Monday, December 30, 2019

Three Beautiful Things 12/29/19: *Casino Royale*, Winter Warmer, Meatloaf Casserole for Family Dinner

1. I waded into the world of James Bond this afternoon by watching Daniel Craig's first movie as Bond, Casino Royale. My sense is that I live in a world where many people have a highly developed idea of what James Bond should be. I don't. So I'll dispense with question number one: Did I think Daniel Craig was a good Bond?

I don't know. I'll leave that discussion to the Bond-ologists of the world.

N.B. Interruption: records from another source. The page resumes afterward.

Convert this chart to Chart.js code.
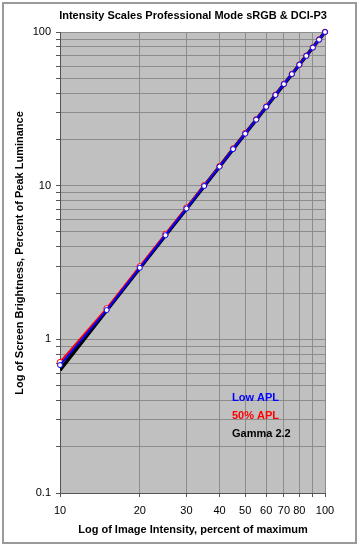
<!DOCTYPE html>
<html>
<head>
<meta charset="utf-8">
<script src="https://cdn.jsdelivr.net/npm/chart.js@4/dist/chart.umd.min.js"></script>
<style>
html,body{margin:0;padding:0;background:#fff;}
#wrap{width:360px;height:550px;position:relative;}
</style>
</head>
<body>
<div id="wrap"><canvas id="c" width="360" height="550"></canvas></div>
<script>
// ---- data ----
const intensity = [10,15,20,25,30,35,40,45,50,55,60,65,70,75,80,85,90,95,100];
const lowAPL    = [0.68,1.55,2.92,4.76,7.1,9.95,13.3,17.3,21.8,26.9,32.6,38.9,45.8,53.2,61.2,69.9,79.2,89.2,100];
const apl50     = [0.71,1.59,2.98,4.85,7.2,10.05,13.4,17.45,21.95,27.0,32.7,39.0,45.9,53.3,61.3,70.0,79.3,89.3,100];
const gamma22   = [0.631,1.54,2.90,4.74,7.07,9.93,13.3,17.3,21.8,26.8,32.5,38.8,45.6,53.1,61.2,69.9,79.3,89.3,100];
const xTicks = [10,20,30,40,50,60,70,80,90,100];
const xTickLabels = ['10','20','30','40','50','60','70','80','','100'];
const yTicks = [0.1,0.2,0.3,0.4,0.5,0.6,0.7,0.8,0.9,1,2,3,4,5,6,7,8,9,10,20,30,40,50,60,70,80,90,100];
const yTickLabels = {0.1:'0.1',1:'1',10:'10',100:'100'};
const titleText = 'Intensity Scales Professional Mode sRGB & DCI-P3';
const xTitle = 'Log of Image Intensity, percent of maximum';
const yTitle = 'Log of Screen Brightness, Percent of Peak Luminance';

const FONT = "Arial, 'Liberation Sans', sans-serif";
const pts = arr => intensity.map((x,i)=>({x:x,y:arr[i]}));

const decor = {
  id:'decor',
  beforeDraw(chart){
    const ctx = chart.ctx;
    ctx.save();
    ctx.fillStyle='#fff';
    ctx.fillRect(0,0,chart.width,chart.height);
    const a = chart.chartArea;
    ctx.fillStyle='#c0c0c0';
    ctx.fillRect(a.left,a.top,a.right-a.left,a.bottom-a.top);
    ctx.strokeStyle='#9a9a9a';
    ctx.lineWidth=2;
    ctx.strokeRect(3,3,353,540);
    ctx.restore();
  },
  afterDraw(chart){
    const ctx = chart.ctx;
    ctx.save();
    ctx.fillStyle='#000';
    ctx.font = "bold 11px "+FONT;
    ctx.textAlign='center';
    ctx.textBaseline='middle';
    ctx.fillText(titleText, 193, 16);
    ctx.fillText(xTitle, 193, 530);
    ctx.save();
    ctx.translate(20, 253);
    ctx.rotate(-Math.PI/2);
    ctx.fillText(yTitle, 0, 0);
    ctx.restore();
    // legend
    ctx.font = "bold 11px "+FONT;
    ctx.textAlign='left';
    chart.data.datasets.forEach((ds,i)=>{
      ctx.fillStyle = ds.borderColor;
      ctx.fillText(ds.label, 232, 398 + i*18);
    });
    ctx.restore();
  }
};

new Chart(document.getElementById('c'), {
  type:'scatter',
  data:{
    datasets:[
      {label:'Low APL', data:pts(lowAPL), showLine:true, borderColor:'#0000ff', borderWidth:2,
       pointRadius:2.5, pointBackgroundColor:'#ffffff', pointBorderColor:'#0000ff', pointBorderWidth:1, order:1, clip:false},
      {label:'50% APL', data:pts(apl50), showLine:true, borderColor:'#ff0000', borderWidth:2,
       pointRadius:2.8, pointBackgroundColor:'#ffffff', pointBorderColor:'#ff0000', pointBorderWidth:1, order:2, clip:false},
      {label:'Gamma 2.2', data:pts(gamma22), showLine:true, borderColor:'#000000', borderWidth:3.5,
       pointRadius:0, order:3}
    ]
  },
  options:{
    responsive:false,
    animation:false,
    layout:{padding:{top:32,right:35,left:0,bottom:0}},
    plugins:{legend:{display:false},title:{display:false},tooltip:{enabled:false}},
    scales:{
      x:{
        type:'logarithmic', min:10, max:100,
        afterBuildTicks(s){ s.ticks = xTicks.map(v=>({value:v})); },
        afterFit(s){ s.height = 57; },
        ticks:{autoSkip:false, maxRotation:0, color:'#000', padding:7,
          font:{family:FONT,size:11},
          callback:(v,i)=>xTickLabels[i]},
        grid:{color:'#8c8c8c', lineWidth:1, drawTicks:true, tickLength:4, tickColor:'#555'},
        border:{display:true, color:'#555'}
      },
      y:{
        type:'logarithmic', min:0.1, max:100,
        afterBuildTicks(s){ s.ticks = yTicks.map(v=>({value:v})); },
        afterFit(s){ s.width = 60; },
        ticks:{autoSkip:false, color:'#000', padding:5,
          font:{family:FONT,size:11},
          callback:(v)=> (yTickLabels[v]!==undefined ? yTickLabels[v] : '')},
        grid:{color:'#8c8c8c', lineWidth:1, drawTicks:true, tickLength:4, tickColor:'#555'},
        border:{display:true, color:'#555'}
      }
    }
  },
  plugins:[decor]
});
</script>
</body>
</html>
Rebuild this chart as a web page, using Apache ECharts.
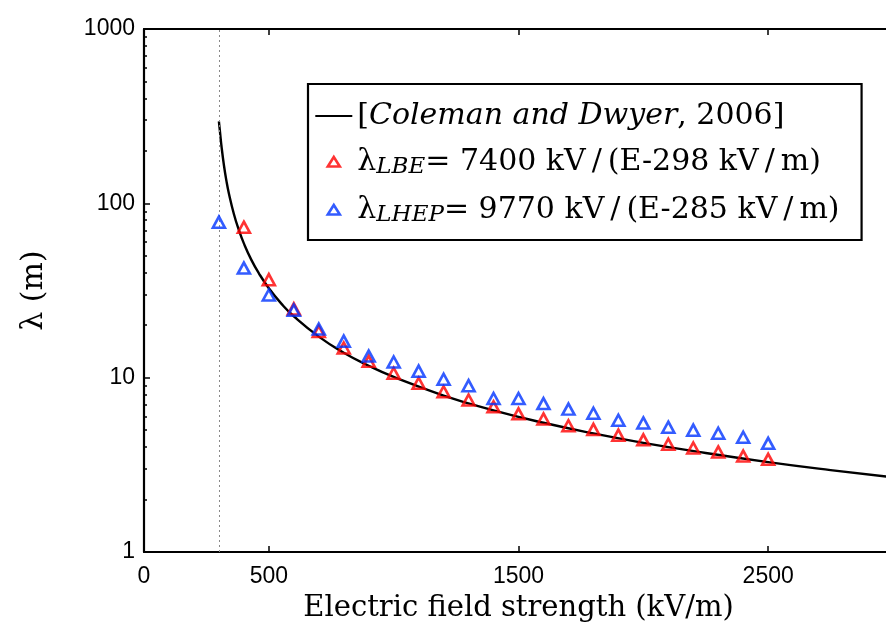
<!DOCTYPE html>
<html>
<head>
<meta charset="utf-8">
<script src="https://cdn.jsdelivr.net/npm/echarts@6/dist/echarts.min.js"></script>
<style>html,body{margin:0;padding:0;background:#fff;}#c{width:886px;height:624px;}</style>
</head>
<body>
<div id="c"></div>
<script>
// Coleman and Dwyer (2006) curve
const curveE   = [300, 305, 310, 320, 330, 340, 360, 380, 400, 430, 460, 500, 550, 600, 700, 800, 900, 1000, 1200, 1400, 1600, 1800, 2000, 2250, 2500, 2750, 3000];
const curveLam = [295, 252, 215, 166, 135, 114, 86.9, 70.2, 58.9, 47.4, 39.7, 32.6, 26.6, 22.5, 17.2, 13.9, 11.7, 10.1, 7.90, 6.49, 5.51, 4.79, 4.23, 3.70, 3.28, 2.95, 2.68];

// lambda_LBE (red)
const lbeE   = [400, 500, 600, 700, 800, 900, 1000, 1100, 1200, 1300, 1400, 1500, 1600, 1700, 1800, 1900, 2000, 2100, 2200, 2300, 2400, 2500];
const lbeLam = [73, 36.5, 24.8, 18.4, 14.8, 12.4, 10.6, 9.3, 8.3, 7.45, 6.8, 6.2, 5.8, 5.3, 5.05, 4.68, 4.4, 4.15, 3.95, 3.75, 3.55, 3.4];

// lambda_LHEP (blue)
const lhepE   = [300, 400, 500, 600, 700, 800, 900, 1000, 1100, 1200, 1300, 1400, 1500, 1600, 1700, 1800, 1900, 2000, 2100, 2200, 2300, 2400, 2500];
const lhepLam = [78, 42.5, 29.8, 24.4, 19.0, 16.2, 13.3, 12.3, 10.9, 9.8, 9.0, 7.6, 7.6, 7.1, 6.6, 6.25, 5.7, 5.5, 5.2, 5.0, 4.8, 4.55, 4.2];

// axis ticks
const xLabelValues = [0, 500, 1500, 2500];
const xTickValues  = [500, 1500, 2500];
const yMinorTicks  = [2,3,4,5,6,7,8,9,20,30,40,50,60,70,80,90,200,300,400,500,600,700,800,900];
const thresholdE = 300;

const zip = (a, b) => a.map((v, i) => [v, b[i]]);

const chart = echarts.init(document.getElementById('c'), null, {renderer: 'canvas'});
const serif = "'DejaVu Serif', 'Liberation Serif', serif";
const sans = "'Liberation Sans', Arial, Helvetica, sans-serif";
const red = '#ff0000', blue = '#0033ff';

const lineIcon = 'path://M0,0 M37,11 M0,4.6 L37,4.6 L37,6.4 L0,6.4 Z';
const triIcon  = 'path://M0,0 M37,11 M12.5,10 L18.5,0.5 L24.5,10 Z';

const option = {
  animation: false,
  backgroundColor: '#ffffff',
  grid: {left: 144, top: 29, right: -7, bottom: 72, containLabel: false, outerBoundsMode: 'none'},
  xAxis: [{
    type: 'value', min: 0, max: 3000, position: 'bottom',
    name: 'Electric field strength (kV/m)', nameLocation: 'middle', nameGap: 42,
    nameTextStyle: {fontFamily: serif, fontSize: 29, color: '#000'},
    axisLine: {show: true, onZero: false, lineStyle: {color: '#000', width: 2.2}},
    axisTick: {show: true, inside: true, length: 6, lineStyle: {color: '#000', width: 1.5}, customValues: xTickValues},
    axisLabel: {show: true, fontFamily: sans, fontSize: 23, color: '#000', margin: 13, customValues: xLabelValues,
                formatter: v => String(v)},
    splitLine: {show: false}
  }, {
    type: 'value', min: 0, max: 3000, position: 'top',
    axisLine: {show: true, onZero: false, lineStyle: {color: '#000', width: 2.2}},
    axisTick: {show: true, inside: true, length: 6, lineStyle: {color: '#000', width: 1.5}, customValues: xTickValues},
    axisLabel: {show: false},
    splitLine: {show: false}
  }],
  yAxis: [{
    type: 'log', logBase: 10, min: 1, max: 1000, position: 'left',
    name: 'λ (m)', nameLocation: 'middle', nameGap: 95, nameRotate: 90,
    nameTextStyle: {fontFamily: serif, fontSize: 30, color: '#000'},
    axisLine: {show: true, onZero: false, lineStyle: {color: '#000', width: 2.2}},
    axisTick: {show: true, inside: true, length: 6, lineStyle: {color: '#000', width: 1.5}},
    axisLabel: {show: true, fontFamily: sans, fontSize: 23, color: '#000', margin: 9, formatter: v => String(v)},
    splitLine: {show: false}
  }, {
    type: 'log', logBase: 10, min: 1, max: 1000, position: 'left',
    axisLine: {show: false},
    axisTick: {show: true, inside: true, length: 3, lineStyle: {color: '#000', width: 1.5}, customValues: yMinorTicks},
    axisLabel: {show: false},
    splitLine: {show: false}
  }],
  legend: {
    orient: 'vertical', left: 308, top: 84,
    padding: [17, 22, 13, 6],
    itemGap: 11, itemWidth: 37, itemHeight: 11,
    borderColor: '#000', borderWidth: 2.2, backgroundColor: '#fff',
    data: [
      {name: 'cd', icon: lineIcon},
      {name: 'lbe', icon: triIcon, itemStyle: {borderWidth: 2.6}},
      {name: 'lhep', icon: triIcon, itemStyle: {borderWidth: 2.6}}
    ],
    formatter: function (name) {
      if (name === 'cd') return '{n|[}{i|Coleman and Dwyer}{n|, 2006]}';
      if (name === 'lbe') return '{n|λ}{s|LBE}{n|= 7400 kV\u2009/\u2009(E-298 kV\u2009/\u2009m)}';
      return '{n|λ}{s|LHEP}{n|= 9770 kV\u2009/\u2009(E-285 kV\u2009/\u2009m)}';
    },
    textStyle: {
      color: '#000',
      rich: {
        n: {fontFamily: serif, fontSize: 30, color: '#000', lineHeight: 34},
        i: {fontFamily: serif, fontSize: 30, fontStyle: 'italic', color: '#000', lineHeight: 34},
        s: {fontFamily: serif, fontSize: 23, fontStyle: 'italic', color: '#000', lineHeight: 34, verticalAlign: 'bottom', padding: [14, 0, 0, 0]}
      }
    }
  },
  series: [{
    name: 'cd', type: 'line', xAxisIndex: 0, yAxisIndex: 0,
    data: zip(curveE, curveLam), smooth: true, symbol: 'none',
    lineStyle: {color: '#000', width: 2.4}, itemStyle: {color: '#000'},
    z: 3,
    markLine: {
      silent: true, symbol: 'none', label: {show: false},
      lineStyle: {color: '#888', type: [2, 3], width: 1},
      data: [{xAxis: thresholdE}]
    }
  }, {
    name: 'lbe', type: 'scatter', xAxisIndex: 0, yAxisIndex: 0,
    data: zip(lbeE, lbeLam), symbol: 'triangle', symbolSize: [12, 11],
    itemStyle: {color: 'rgba(0,0,0,0)', borderColor: red, borderWidth: 2.6},
    z: 4
  }, {
    name: 'lhep', type: 'scatter', xAxisIndex: 0, yAxisIndex: 0,
    data: zip(lhepE, lhepLam), symbol: 'triangle', symbolSize: [12, 11],
    itemStyle: {color: 'rgba(0,0,0,0)', borderColor: blue, borderWidth: 2.6},
    z: 5
  }]
};
chart.setOption(option);
</script>
</body>
</html>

I figured coming into this movie that the plot would be preposterous.

It was.

I figured I'd see outrageous heroics. I did. In an early foot chase scene through a construction site in Madagascar, I wondered why Bond and Mollaka, the bomb maker he chased, weren't Olympians. I've never seen two humans demonstrate such speed and endurance running long distances nor have I seen two humans who could leap like Bond and Mollaka.

Likewise, Bond proved himself to be a capable driver of various vehicles, ranging from an earth mover to a gasoline tanker to an Aston Martin and, for the most part, maneuvered them adroitly while in vehicular chase scenes, even proving himself able to punch and be punched while driving the gas tanker.

I figured Bond would experience sexual diversion.

He did.

I felt impatient during these chases and sex scenes.

I enjoyed the intrigue of his work as a spy much more and, I thought, Daniel Craig was at his best as an actor when Bond's mind was at work (in the poker scenes, for example) and when he was matching wits and his will both with the movie's villains and with his boss, M (I enjoyed Judi Dench much more than Bond's lovers).

I appreciated Daniel Craig's acting range in this movie. His Bond was complex. He was, by turns, forthright, insecure, arrogant, tender, smart, outsmarted, insightful, blind, vulnerable, and implacable. When the movie developed Bond's character, I enjoyed it much more than when the movie indulged in sensation, special effects, and seduction.

I might watch another Bond movie one day, but I'm not hooked.

In fact, watching Casino Royale moved me to want to go back and watch more subdued spy stories like The Spy Who Came in from the Cold or Tinker Tailor Soldier Spy.

2. By around 4:00 or so, Debbie had her family dinner preparations under control, I had returned from going to the liquor store and Yoke's for some last minute purchases, and I had finished vacuuming. We yakked for a while. I popped open a pint of Stormbreaker's Winter Coat, a malty winter warmer brewed with raspberries. I didn't expect this beer to be a memory bomb, but it was. It transported me back to 1996-97 when I first began drinking microbrews, most often at McMenamins in Eugene, both at High Street and 19th. As I remember it, at that time, beers were not as hoppy as many beers have been over the last 10-15 years. Drinking this Stormbreaker Winter Coat took me back to pints of Brown Ale, Nebraska Bitter, Kris Kringle (a winter warmer), and other maltier beers. In fact, I had some dim memories of drinking pints of less hop forward beers in England forty years ago in 1979. I enjoyed thinking back to when, in my mind, at least, hops were in the royal family, but hops weren't necessarily king, and I thought about how much I enjoy these maltier beers when the weather gets cold and a sweeter beer warms my belly and tastes just right.

3.  Debbie and I hosted family dinner tonight. Over the years, on my birthday, Debbie has often fixed me a meatloaf dinner. She offered to do it on my birthday again this year, but I said I thought I'd like a lighter dinner on the 27th, knowing I'd be eating at Waddell's that day for lunch. We agreed that a meatloaf dinner would work great for family dinner on the 29th.

And that's what Debbie prepared.

Debbie found a recipe for a meatloaf casserole. It involved lining the bottom of a casserole dish with sliced potatoes and topping the spuds with meatloaf mix and baking it for about seventy minutes.

I loved having the potatoes and meatloaf combined in a single dish. Debbie fixed a tasty side dish of kale and we enjoyed a bottle of Pinot Noir together. Christy contributed a superb cranberry/apple/currant pie served with vanilla ice cream. It was a most memorable family dinner!

Everyone got together in the living room about a half an hour before we ate and I had fun mixing drinks in my cocktail shaker: Carol and Paul requested a Chelsea Sidecar and Christy and Everett enjoyed a Manhattan. I fixed myself a gin martini and I don't think Debbie had a cocktail until after dinner when I mixed her an Old-Fashioned.

These classic cocktails are fun to mix and it's fun when family members enjoy them so much.